* _Task description_:
Leave out the pictures and reproduce all of the data exactly.

•••••

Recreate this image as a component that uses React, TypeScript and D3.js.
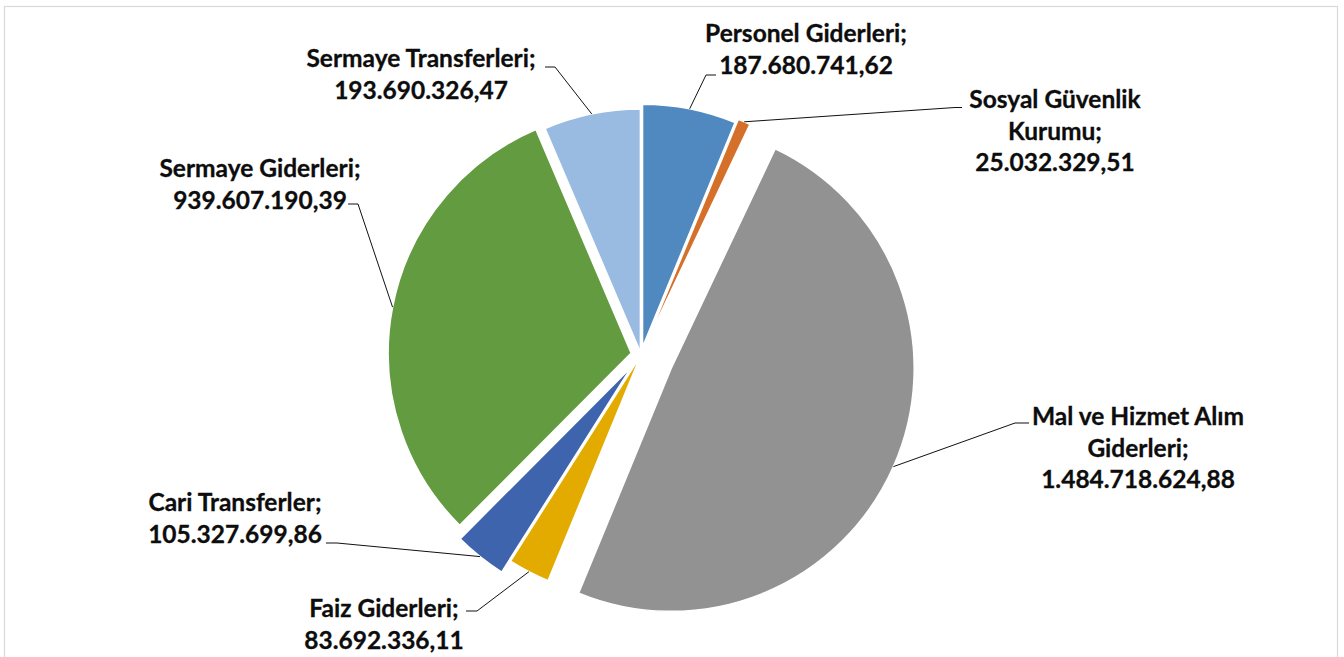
import * as d3 from 'd3';

// Data
const categories = [
    'Personel Giderleri',
    'Sosyal Güvenlik Kurumu',
    'Mal ve Hizmet Alım Giderleri',
    'Faiz Giderleri',
    'Cari Transferler',
    'Sermaye Giderleri',
    'Sermaye Transferleri',
];
const values = [
    187680741.62, 25032329.51, 1484718624.88, 83692336.11, 105327699.86, 939607190.39, 193690326.47,
];
// label text split the way the chart wraps it
const labelLines = [
    ['Personel Giderleri;'],
    ['Sosyal Güvenlik', 'Kurumu;'],
    ['Mal ve Hizmet Alım', 'Giderleri;'],
    ['Faiz Giderleri;'],
    ['Cari Transferler;'],
    ['Sermaye Giderleri;'],
    ['Sermaye Transferleri;'],
];

const colors = ['#4f89bf', '#d5702b', '#929292', '#e3aa00', '#3d64ad', '#639b40', '#99bbe1'];
const explode = [8, 12, 33, 1, 15, 10, 3];

// label layout: center x, first baseline, leader elbow, leader end
const labelLayout = [
    { x: 806, y: 42, elbow: [706, 75], end: [716, 75] },
    { x: 1055, y: 108, elbow: [955, 107.5], end: [962, 107.5] },
    { x: 1138, y: 425, elbow: [1015, 423], end: [1029, 423] },
    { x: 384, y: 617, elbow: [477, 611], end: [466, 611] },
    { x: 235, y: 511, elbow: [337, 543], end: [326, 543] },
    { x: 260, y: 177, elbow: [358, 204], end: [348, 204] },
    { x: 421, y: 67, elbow: [555, 67], end: [545, 67] },
];

const width = 1344;
const height = 657;
const cx = 641;
const cy = 355;
const radius = 243;
const lineHeight = 31.5;

const trLocale = d3.formatLocale({ decimal: ',', thousands: '.', grouping: [3], currency: ['', ''] });
const fmt = trLocale.format(',.2f');

export default function App() {
    const pie = d3
        .pie<number>()
        .sort(null)
        .value((d) => d)
        .startAngle(0)
        .endAngle(2 * Math.PI);
    const arcs = pie(values);
    const arc = d3.arc<d3.PieArcDatum<number>>().innerRadius(0).outerRadius(radius);

    return (
        <svg
            width={width}
            height={height}
            style={{ position: 'absolute', left: 0, top: 0, background: '#fff' }}
            fontFamily="Lato, 'Liberation Sans', sans-serif"
        >
            <rect x={4.5} y={6.5} width={1333} height={660} fill="#fff" stroke="#d9d9d9" strokeWidth={1.2} />
            <g transform={`translate(${cx},${cy})`}>
                {arcs.map((a, i) => {
                    const mid = (a.startAngle + a.endAngle) / 2;
                    const dx = explode[i] * Math.sin(mid);
                    const dy = -explode[i] * Math.cos(mid);
                    return (
                        <path
                            key={categories[i]}
                            d={arc(a) || ''}
                            transform={`translate(${dx},${dy})`}
                            fill={colors[i]}
                            stroke="#fff"
                            strokeWidth={1.5}
                            strokeLinejoin="round"
                        />
                    );
                })}
            </g>
            {arcs.map((a, i) => {
                const mid = (a.startAngle + a.endAngle) / 2;
                const r = radius + explode[i];
                const sx = cx + r * Math.sin(mid);
                const sy = cy - r * Math.cos(mid);
                const L = labelLayout[i];
                return (
                    <polyline
                        key={'leader' + i}
                        points={`${sx},${sy} ${L.elbow[0]},${L.elbow[1]} ${L.end[0]},${L.end[1]}`}
                        fill="none"
                        stroke="#111"
                        strokeWidth={1}
                    />
                );
            })}
            {arcs.map((a, i) => {
                const L = labelLayout[i];
                const lines = [...labelLines[i], fmt(values[i])];
                return (
                    <text
                        key={'label' + i}
                        x={L.x}
                        y={L.y}
                        textAnchor="middle"
                        fontSize={24.5}
                        fontWeight="bold"
                        fill="#0d0d0d"
                        stroke="#0d0d0d"
                        strokeWidth={0.3}
                    >
                        {lines.map((t, j) => (
                            <tspan key={j} x={L.x} y={L.y + j * lineHeight}>
                                {t}
                            </tspan>
                        ))}
                    </text>
                );
            })}
        </svg>
    );
}
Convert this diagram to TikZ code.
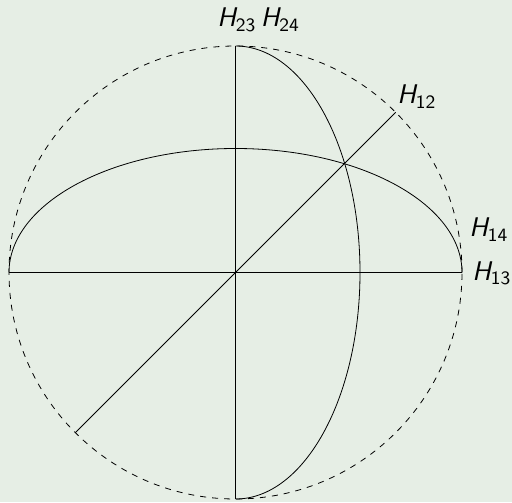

•••••

* _Written answer_:
Recreate this image as a component that uses React, TypeScript and D3.js.
import * as d3 from 'd3';

// Data
const categories = [
    'Personel Giderleri',
    'Sosyal Güvenlik Kurumu',
    'Mal ve Hizmet Alım Giderleri',
    'Faiz Giderleri',
    'Cari Transferler',
    'Sermaye Giderleri',
    'Sermaye Transferleri',
];
const values = [
    187680741.62, 25032329.51, 1484718624.88, 83692336.11, 105327699.86, 939607190.39, 193690326.47,
];
// label text split the way the chart wraps it
const labelLines = [
    ['Personel Giderleri;'],
    ['Sosyal Güvenlik', 'Kurumu;'],
    ['Mal ve Hizmet Alım', 'Giderleri;'],
    ['Faiz Giderleri;'],
    ['Cari Transferler;'],
    ['Sermaye Giderleri;'],
    ['Sermaye Transferleri;'],
];

const colors = ['#4f89bf', '#d5702b', '#929292', '#e3aa00', '#3d64ad', '#639b40', '#99bbe1'];
const explode = [8, 12, 33, 1, 15, 10, 3];

// label layout: center x, first baseline, leader elbow, leader end
const labelLayout = [
    { x: 806, y: 42, elbow: [706, 75], end: [716, 75] },
    { x: 1055, y: 108, elbow: [955, 107.5], end: [962, 107.5] },
    { x: 1138, y: 425, elbow: [1015, 423], end: [1029, 423] },
    { x: 384, y: 617, elbow: [477, 611], end: [466, 611] },
    { x: 235, y: 511, elbow: [337, 543], end: [326, 543] },
    { x: 260, y: 177, elbow: [358, 204], end: [348, 204] },
    { x: 421, y: 67, elbow: [555, 67], end: [545, 67] },
];

const width = 1344;
const height = 657;
const cx = 641;
const cy = 355;
const radius = 243;
const lineHeight = 31.5;

const trLocale = d3.formatLocale({ decimal: ',', thousands: '.', grouping: [3], currency: ['', ''] });
const fmt = trLocale.format(',.2f');

export default function App() {
    const pie = d3
        .pie<number>()
        .sort(null)
        .value((d) => d)
        .startAngle(0)
        .endAngle(2 * Math.PI);
    const arcs = pie(values);
    const arc = d3.arc<d3.PieArcDatum<number>>().innerRadius(0).outerRadius(radius);

    return (
        <svg
            width={width}
            height={height}
            style={{ position: 'absolute', left: 0, top: 0, background: '#fff' }}
            fontFamily="Lato, 'Liberation Sans', sans-serif"
        >
            <rect x={4.5} y={6.5} width={1333} height={660} fill="#fff" stroke="#d9d9d9" strokeWidth={1.2} />
            <g transform={`translate(${cx},${cy})`}>
                {arcs.map((a, i) => {
                    const mid = (a.startAngle + a.endAngle) / 2;
                    const dx = explode[i] * Math.sin(mid);
                    const dy = -explode[i] * Math.cos(mid);
                    return (
                        <path
                            key={categories[i]}
                            d={arc(a) || ''}
                            transform={`translate(${dx},${dy})`}
                            fill={colors[i]}
                            stroke="#fff"
                            strokeWidth={1.5}
                            strokeLinejoin="round"
                        />
                    );
                })}
            </g>
            {arcs.map((a, i) => {
                const mid = (a.startAngle + a.endAngle) / 2;
                const r = radius + explode[i];
                const sx = cx + r * Math.sin(mid);
                const sy = cy - r * Math.cos(mid);
                const L = labelLayout[i];
                return (
                    <polyline
                        key={'leader' + i}
                        points={`${sx},${sy} ${L.elbow[0]},${L.elbow[1]} ${L.end[0]},${L.end[1]}`}
                        fill="none"
                        stroke="#111"
                        strokeWidth={1}
                    />
                );
            })}
            {arcs.map((a, i) => {
                const L = labelLayout[i];
                const lines = [...labelLines[i], fmt(values[i])];
                return (
                    <text
                        key={'label' + i}
                        x={L.x}
                        y={L.y}
                        textAnchor="middle"
                        fontSize={24.5}
                        fontWeight="bold"
                        fill="#0d0d0d"
                        stroke="#0d0d0d"
                        strokeWidth={0.3}
                    >
                        {lines.map((t, j) => (
                            <tspan key={j} x={L.x} y={L.y + j * lineHeight}>
                                {t}
                            </tspan>
                        ))}
                    </text>
                );
            })}
        </svg>
    );
}
Convert this diagram to TikZ code.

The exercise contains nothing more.